O'Toole's father, Patrick Joseph, had been an apprentice metal plater and shipwright in the north-east of England, where his own mother dealt in second-hand furniture. Throughout his twenties he captained a minor pro football team then, after WWI, turned increasingly to gambling. Self-titled Captain Pat O'Toole, he became a racetrack bookmaker, himself betting on boxing, roulette, dice, the dogs, anything. Once refusing to pay protection money, he'd be cracked about the head with a coke hammer. Whenever drawn into fights, tears would run down his face.


One time at the racetrack, Captain Pat would meet a pretty young nurse, Contance Jane Eliot Ferguson. Partly named after Jane Elliot, who around 1750 had written The Flowers Of The Forest, Constance had been orphaned early and raised in Scotland.
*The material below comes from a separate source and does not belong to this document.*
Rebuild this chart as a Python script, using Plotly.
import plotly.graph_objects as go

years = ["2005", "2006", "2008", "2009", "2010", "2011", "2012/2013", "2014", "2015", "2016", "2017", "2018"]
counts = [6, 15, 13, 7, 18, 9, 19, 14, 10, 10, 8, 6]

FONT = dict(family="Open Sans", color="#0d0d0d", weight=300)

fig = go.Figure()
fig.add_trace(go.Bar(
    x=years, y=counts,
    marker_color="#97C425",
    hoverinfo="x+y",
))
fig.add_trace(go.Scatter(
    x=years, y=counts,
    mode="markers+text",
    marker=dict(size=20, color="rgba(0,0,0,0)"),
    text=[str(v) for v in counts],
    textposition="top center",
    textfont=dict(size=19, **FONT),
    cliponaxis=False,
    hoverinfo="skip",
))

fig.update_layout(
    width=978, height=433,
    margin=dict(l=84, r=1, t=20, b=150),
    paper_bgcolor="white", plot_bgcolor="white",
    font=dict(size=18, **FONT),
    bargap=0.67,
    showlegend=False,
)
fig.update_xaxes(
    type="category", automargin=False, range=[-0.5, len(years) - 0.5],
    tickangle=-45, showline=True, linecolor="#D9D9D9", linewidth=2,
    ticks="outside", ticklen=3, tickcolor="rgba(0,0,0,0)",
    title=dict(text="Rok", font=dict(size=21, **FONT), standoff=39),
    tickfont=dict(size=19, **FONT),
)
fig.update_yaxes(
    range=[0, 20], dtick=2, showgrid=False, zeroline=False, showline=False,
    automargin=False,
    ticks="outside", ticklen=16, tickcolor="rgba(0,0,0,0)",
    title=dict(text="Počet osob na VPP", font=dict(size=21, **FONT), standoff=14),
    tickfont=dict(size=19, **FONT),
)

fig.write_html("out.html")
She liked to drink whisky and recite the poems of Robert Burns. Captain Pat, with his charming blarney, his wads of cash and racetrack status, must have seemed a bright prospect. Her life with him would not be as comfortable as she might have hoped.


Up to the age of 5, O'Toole has said, he doesn't know where the family lived. Patrick, Constance, Peter and his sister Patricia would wind up, though, in Leeds - known to the racing fraternity as Golden City - in a small stone house beside a dairy in a hilly suburb near Roundhay Park.